Without any pictures, restate the lines from the one containing "Write a LaTeX" to the one containing "(0,0) rectangle (573,395);", word for word, ends included.

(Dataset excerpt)
--*--

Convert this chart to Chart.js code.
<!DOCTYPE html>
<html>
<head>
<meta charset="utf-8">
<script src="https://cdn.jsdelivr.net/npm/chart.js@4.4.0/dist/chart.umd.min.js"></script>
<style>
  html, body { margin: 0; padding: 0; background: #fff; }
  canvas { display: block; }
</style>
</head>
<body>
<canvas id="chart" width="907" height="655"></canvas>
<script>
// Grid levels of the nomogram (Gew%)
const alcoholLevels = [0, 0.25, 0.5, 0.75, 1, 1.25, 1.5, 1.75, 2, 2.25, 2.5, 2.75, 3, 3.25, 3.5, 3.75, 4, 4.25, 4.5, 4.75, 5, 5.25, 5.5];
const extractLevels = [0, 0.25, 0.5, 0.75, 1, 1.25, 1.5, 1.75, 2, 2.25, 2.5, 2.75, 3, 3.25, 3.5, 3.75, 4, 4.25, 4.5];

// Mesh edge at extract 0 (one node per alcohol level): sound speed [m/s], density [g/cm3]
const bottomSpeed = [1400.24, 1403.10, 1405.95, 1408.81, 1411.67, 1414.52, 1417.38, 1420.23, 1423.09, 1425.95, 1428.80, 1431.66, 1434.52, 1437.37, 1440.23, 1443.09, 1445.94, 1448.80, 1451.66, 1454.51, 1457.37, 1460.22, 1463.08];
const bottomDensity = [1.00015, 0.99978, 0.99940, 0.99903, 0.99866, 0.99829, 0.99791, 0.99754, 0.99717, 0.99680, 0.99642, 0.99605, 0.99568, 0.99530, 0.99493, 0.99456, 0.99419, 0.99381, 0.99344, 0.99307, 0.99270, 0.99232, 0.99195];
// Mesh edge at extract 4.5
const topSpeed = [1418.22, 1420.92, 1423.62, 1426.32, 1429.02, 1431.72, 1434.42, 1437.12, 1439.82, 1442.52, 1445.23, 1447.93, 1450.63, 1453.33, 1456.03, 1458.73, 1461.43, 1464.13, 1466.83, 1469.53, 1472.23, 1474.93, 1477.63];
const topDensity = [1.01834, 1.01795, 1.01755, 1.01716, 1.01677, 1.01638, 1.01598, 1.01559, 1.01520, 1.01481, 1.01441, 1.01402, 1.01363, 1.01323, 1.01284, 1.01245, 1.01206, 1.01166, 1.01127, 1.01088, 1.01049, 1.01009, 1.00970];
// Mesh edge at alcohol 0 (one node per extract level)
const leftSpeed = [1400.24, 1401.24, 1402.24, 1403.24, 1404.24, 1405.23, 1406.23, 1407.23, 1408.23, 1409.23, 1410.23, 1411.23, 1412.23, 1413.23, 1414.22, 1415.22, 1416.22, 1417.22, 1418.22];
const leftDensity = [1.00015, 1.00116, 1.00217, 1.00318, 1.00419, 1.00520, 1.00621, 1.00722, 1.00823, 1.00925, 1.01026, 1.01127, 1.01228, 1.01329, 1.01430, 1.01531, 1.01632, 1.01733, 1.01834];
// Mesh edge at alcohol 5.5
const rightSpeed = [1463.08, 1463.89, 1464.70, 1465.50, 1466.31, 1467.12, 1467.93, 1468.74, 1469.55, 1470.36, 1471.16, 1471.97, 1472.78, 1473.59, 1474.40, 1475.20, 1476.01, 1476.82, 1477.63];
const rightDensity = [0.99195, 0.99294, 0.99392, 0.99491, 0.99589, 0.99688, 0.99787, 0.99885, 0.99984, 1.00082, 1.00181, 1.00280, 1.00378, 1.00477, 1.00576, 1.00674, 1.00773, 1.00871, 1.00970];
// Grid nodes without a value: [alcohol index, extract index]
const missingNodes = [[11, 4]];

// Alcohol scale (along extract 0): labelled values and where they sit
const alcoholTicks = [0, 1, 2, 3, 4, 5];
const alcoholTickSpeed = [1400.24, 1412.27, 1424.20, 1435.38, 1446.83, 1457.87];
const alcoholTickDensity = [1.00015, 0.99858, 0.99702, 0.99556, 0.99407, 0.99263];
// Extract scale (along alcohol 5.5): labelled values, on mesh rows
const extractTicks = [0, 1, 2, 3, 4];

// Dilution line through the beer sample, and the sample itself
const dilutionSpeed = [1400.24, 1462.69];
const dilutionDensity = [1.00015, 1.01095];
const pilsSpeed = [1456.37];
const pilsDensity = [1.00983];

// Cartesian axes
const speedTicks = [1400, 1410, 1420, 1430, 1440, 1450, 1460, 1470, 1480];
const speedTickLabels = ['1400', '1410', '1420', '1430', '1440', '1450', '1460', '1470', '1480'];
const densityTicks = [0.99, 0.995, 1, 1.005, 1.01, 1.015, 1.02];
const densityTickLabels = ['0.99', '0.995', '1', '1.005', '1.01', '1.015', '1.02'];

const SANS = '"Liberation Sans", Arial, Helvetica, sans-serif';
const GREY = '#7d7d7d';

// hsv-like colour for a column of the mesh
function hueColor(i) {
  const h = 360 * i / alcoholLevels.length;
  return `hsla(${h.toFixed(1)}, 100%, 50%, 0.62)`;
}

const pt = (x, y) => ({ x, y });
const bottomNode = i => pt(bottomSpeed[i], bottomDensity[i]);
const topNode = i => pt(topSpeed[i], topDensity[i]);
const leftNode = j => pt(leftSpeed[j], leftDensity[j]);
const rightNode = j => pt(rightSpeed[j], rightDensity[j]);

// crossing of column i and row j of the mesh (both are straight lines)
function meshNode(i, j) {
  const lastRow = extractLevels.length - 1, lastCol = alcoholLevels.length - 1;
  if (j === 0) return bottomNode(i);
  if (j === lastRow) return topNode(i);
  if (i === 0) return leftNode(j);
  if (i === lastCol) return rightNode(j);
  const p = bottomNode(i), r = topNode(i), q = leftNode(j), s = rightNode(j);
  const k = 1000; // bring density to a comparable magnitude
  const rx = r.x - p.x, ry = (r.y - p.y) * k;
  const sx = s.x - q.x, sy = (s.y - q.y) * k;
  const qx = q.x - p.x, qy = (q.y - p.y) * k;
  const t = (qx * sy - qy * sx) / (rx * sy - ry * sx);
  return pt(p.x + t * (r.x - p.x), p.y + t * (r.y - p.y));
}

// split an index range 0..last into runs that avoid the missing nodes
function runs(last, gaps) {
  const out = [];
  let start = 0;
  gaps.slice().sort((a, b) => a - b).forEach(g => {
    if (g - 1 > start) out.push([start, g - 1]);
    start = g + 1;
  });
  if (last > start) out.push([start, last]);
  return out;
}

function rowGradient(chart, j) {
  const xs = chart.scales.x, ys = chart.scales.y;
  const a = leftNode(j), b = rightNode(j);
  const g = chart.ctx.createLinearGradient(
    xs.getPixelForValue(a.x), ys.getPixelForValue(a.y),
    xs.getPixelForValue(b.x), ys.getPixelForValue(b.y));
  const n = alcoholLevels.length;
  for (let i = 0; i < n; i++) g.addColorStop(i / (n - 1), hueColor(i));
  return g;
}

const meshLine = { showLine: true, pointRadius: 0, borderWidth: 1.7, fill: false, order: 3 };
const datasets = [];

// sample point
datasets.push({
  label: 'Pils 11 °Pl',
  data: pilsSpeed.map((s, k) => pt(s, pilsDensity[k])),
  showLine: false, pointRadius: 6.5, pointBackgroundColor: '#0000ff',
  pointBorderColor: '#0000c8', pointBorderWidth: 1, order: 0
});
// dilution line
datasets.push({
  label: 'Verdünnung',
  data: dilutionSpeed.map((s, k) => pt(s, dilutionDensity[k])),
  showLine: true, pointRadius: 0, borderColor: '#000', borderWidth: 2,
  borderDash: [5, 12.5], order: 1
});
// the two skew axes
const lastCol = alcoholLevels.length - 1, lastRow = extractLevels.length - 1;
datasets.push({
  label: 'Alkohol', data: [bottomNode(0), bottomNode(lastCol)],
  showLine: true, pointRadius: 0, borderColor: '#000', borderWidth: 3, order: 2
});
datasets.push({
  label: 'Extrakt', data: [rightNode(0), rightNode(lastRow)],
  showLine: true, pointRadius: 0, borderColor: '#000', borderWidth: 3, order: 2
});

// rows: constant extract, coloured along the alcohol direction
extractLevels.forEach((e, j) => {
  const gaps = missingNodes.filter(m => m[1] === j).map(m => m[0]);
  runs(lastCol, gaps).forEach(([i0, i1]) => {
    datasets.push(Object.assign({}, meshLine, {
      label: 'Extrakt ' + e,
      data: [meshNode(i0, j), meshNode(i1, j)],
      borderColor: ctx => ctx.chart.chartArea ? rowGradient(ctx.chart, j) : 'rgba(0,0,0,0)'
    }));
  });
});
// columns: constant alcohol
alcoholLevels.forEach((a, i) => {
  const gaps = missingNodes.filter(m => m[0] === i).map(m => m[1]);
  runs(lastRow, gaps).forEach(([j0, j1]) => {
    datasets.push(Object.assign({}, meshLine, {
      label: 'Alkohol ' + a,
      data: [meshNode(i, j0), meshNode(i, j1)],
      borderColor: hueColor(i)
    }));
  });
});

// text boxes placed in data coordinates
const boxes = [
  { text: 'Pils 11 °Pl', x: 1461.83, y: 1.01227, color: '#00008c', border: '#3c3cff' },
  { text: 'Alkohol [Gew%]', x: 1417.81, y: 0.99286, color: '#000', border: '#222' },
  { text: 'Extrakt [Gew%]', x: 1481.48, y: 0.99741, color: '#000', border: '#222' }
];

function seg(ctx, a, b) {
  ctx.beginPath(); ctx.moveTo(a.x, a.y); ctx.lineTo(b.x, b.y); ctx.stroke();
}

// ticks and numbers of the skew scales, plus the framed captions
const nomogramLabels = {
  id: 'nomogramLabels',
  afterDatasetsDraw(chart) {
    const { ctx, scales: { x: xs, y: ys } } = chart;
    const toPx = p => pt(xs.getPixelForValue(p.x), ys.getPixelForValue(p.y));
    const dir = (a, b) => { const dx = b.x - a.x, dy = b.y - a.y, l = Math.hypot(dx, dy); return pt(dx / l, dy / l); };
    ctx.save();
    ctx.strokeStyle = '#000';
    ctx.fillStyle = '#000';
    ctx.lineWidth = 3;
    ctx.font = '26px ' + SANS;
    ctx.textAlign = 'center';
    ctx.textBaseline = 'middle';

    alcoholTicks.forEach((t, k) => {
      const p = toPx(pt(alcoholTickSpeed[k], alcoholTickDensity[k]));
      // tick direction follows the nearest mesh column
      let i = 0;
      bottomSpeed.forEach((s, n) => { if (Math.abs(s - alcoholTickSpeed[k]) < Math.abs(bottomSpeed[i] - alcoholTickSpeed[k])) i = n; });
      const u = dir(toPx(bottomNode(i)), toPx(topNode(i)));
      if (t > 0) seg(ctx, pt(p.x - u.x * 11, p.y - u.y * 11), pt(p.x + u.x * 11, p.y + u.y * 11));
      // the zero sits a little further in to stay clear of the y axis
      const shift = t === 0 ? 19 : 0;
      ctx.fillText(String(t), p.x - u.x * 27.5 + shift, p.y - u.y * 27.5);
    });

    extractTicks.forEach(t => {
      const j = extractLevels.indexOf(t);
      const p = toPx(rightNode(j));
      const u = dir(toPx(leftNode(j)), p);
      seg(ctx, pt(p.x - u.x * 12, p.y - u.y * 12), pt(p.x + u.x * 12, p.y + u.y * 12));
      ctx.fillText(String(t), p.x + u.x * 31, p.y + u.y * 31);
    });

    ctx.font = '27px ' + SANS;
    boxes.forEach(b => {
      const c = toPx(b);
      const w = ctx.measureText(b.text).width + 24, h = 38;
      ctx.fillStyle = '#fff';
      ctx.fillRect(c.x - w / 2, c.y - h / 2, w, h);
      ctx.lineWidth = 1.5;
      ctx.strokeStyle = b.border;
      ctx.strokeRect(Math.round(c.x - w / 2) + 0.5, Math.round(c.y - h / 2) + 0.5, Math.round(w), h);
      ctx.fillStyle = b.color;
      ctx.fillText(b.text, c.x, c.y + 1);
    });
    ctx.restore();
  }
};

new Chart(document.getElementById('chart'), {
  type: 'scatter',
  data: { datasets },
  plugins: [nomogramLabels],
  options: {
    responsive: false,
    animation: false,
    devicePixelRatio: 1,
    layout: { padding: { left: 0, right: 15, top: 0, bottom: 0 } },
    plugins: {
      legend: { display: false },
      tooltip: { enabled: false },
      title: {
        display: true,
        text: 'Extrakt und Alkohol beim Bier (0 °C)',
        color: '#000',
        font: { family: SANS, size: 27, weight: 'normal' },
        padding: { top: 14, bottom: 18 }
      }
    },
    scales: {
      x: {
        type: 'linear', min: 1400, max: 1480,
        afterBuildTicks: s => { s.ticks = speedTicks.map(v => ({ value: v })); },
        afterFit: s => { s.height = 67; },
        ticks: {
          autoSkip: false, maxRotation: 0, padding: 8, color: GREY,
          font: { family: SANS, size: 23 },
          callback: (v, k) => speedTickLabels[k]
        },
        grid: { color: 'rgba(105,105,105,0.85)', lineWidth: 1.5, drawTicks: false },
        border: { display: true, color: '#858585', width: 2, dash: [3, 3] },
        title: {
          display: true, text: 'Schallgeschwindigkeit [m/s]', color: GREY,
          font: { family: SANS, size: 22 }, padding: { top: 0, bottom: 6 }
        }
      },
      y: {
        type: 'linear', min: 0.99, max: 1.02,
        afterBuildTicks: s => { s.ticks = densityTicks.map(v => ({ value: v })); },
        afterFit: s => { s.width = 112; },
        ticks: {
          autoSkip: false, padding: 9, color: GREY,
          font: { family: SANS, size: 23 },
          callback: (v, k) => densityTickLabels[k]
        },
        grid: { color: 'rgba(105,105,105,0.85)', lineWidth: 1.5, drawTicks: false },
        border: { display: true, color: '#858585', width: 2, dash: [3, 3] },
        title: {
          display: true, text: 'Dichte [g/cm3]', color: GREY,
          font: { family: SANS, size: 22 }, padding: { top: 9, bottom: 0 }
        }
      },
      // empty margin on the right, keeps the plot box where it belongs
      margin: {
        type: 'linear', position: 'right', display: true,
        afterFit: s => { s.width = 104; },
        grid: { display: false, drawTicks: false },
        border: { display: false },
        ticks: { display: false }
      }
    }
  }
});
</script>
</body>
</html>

--*--

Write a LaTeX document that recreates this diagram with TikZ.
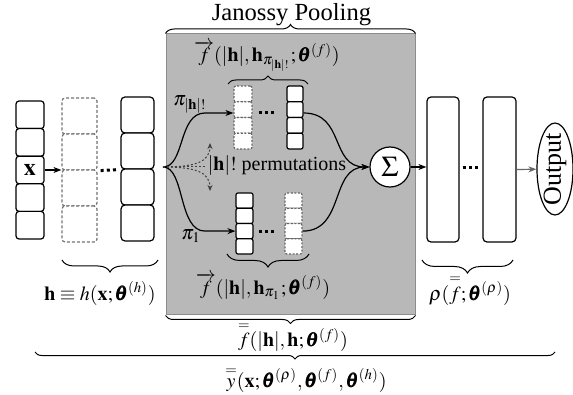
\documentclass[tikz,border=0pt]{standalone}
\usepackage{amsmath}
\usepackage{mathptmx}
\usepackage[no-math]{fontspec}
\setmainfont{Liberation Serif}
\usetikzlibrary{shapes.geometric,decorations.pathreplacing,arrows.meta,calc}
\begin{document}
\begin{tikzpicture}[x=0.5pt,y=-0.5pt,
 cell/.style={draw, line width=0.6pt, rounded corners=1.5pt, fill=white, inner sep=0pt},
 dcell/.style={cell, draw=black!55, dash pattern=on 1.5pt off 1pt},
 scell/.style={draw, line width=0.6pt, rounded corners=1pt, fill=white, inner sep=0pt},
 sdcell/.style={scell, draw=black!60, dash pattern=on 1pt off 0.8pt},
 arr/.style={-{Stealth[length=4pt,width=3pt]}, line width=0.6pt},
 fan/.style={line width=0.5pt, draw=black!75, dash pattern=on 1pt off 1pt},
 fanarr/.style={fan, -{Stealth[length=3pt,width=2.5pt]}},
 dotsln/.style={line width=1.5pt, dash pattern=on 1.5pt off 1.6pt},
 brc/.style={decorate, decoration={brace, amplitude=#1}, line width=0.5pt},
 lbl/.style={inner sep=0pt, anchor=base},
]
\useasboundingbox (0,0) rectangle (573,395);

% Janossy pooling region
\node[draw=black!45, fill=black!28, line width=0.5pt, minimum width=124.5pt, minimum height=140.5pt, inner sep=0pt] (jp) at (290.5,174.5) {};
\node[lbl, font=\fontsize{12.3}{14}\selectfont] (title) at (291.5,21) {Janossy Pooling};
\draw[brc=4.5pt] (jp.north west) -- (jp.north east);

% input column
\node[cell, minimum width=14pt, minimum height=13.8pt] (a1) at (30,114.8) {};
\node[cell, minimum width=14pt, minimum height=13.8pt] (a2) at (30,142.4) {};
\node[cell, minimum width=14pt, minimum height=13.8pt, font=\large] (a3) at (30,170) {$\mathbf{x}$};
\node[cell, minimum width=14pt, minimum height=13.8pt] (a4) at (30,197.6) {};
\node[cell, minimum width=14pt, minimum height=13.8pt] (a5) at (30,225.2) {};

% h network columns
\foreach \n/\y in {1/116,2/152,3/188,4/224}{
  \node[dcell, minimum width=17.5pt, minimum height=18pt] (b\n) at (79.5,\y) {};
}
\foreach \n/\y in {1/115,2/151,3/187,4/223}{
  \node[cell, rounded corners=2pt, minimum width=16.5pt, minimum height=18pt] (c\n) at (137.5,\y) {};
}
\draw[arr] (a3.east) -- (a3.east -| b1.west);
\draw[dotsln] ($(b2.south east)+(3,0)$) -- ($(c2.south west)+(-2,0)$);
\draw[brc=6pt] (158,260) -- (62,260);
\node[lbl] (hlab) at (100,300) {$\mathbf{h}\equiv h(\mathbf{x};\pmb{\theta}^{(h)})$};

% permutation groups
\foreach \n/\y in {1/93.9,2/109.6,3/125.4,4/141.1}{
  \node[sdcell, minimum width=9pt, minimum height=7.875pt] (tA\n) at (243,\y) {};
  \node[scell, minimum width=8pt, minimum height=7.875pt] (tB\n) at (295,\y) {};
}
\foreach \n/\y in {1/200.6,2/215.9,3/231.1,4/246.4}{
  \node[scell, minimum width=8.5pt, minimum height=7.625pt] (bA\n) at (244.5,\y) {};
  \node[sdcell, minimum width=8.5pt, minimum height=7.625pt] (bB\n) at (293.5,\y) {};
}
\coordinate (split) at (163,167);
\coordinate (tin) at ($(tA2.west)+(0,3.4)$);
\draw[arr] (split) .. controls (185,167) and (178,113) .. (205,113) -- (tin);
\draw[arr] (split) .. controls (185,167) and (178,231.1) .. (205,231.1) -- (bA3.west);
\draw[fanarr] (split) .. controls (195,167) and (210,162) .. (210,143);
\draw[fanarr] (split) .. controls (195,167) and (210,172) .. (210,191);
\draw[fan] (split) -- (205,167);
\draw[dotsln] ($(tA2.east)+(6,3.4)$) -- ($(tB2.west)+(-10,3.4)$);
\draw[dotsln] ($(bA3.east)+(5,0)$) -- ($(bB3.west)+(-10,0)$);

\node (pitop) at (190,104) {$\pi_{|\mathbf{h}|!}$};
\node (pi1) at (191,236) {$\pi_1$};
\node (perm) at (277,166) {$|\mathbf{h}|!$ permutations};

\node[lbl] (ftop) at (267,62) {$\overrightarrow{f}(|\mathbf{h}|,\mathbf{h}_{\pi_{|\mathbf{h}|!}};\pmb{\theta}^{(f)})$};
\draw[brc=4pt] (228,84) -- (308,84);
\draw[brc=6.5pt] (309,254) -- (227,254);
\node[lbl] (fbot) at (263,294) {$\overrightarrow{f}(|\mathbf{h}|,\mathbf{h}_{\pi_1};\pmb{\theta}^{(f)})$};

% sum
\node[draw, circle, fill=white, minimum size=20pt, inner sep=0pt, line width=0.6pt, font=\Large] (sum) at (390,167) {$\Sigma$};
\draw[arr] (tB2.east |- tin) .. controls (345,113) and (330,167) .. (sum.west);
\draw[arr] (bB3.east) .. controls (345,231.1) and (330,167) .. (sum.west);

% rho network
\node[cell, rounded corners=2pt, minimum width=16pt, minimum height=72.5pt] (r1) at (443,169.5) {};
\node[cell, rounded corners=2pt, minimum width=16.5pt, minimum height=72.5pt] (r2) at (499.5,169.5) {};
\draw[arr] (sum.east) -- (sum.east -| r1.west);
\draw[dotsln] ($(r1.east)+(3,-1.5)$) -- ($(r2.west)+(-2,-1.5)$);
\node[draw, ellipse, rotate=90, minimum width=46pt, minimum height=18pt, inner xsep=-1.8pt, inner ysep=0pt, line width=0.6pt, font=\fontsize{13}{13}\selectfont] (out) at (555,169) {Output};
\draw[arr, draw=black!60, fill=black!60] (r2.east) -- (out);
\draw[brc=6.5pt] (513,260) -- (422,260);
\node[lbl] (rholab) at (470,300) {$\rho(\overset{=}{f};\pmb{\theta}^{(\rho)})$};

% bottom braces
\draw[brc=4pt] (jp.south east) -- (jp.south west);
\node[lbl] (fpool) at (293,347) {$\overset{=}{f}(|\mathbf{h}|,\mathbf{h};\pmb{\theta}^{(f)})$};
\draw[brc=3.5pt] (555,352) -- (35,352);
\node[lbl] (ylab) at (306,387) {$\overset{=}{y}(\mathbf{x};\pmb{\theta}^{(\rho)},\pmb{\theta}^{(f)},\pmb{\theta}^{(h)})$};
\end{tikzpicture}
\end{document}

--*--

▸ **Correct answer**
Write a LaTeX document that recreates this diagram with TikZ.
\documentclass[tikz,border=0pt]{standalone}
\usepackage{amsmath}
\usepackage{mathptmx}
\usepackage[no-math]{fontspec}
\setmainfont{Liberation Serif}
\usetikzlibrary{shapes.geometric,decorations.pathreplacing,arrows.meta,calc}
\begin{document}
\begin{tikzpicture}[x=0.5pt,y=-0.5pt,
 cell/.style={draw, line width=0.6pt, rounded corners=1.5pt, fill=white, inner sep=0pt},
 dcell/.style={cell, draw=black!55, dash pattern=on 1.5pt off 1pt},
 scell/.style={draw, line width=0.6pt, rounded corners=1pt, fill=white, inner sep=0pt},
 sdcell/.style={scell, draw=black!60, dash pattern=on 1pt off 0.8pt},
 arr/.style={-{Stealth[length=4pt,width=3pt]}, line width=0.6pt},
 fan/.style={line width=0.5pt, draw=black!75, dash pattern=on 1pt off 1pt},
 fanarr/.style={fan, -{Stealth[length=3pt,width=2.5pt]}},
 dotsln/.style={line width=1.5pt, dash pattern=on 1.5pt off 1.6pt},
 brc/.style={decorate, decoration={brace, amplitude=#1}, line width=0.5pt},
 lbl/.style={inner sep=0pt, anchor=base},
]
\useasboundingbox (0,0) rectangle (573,395);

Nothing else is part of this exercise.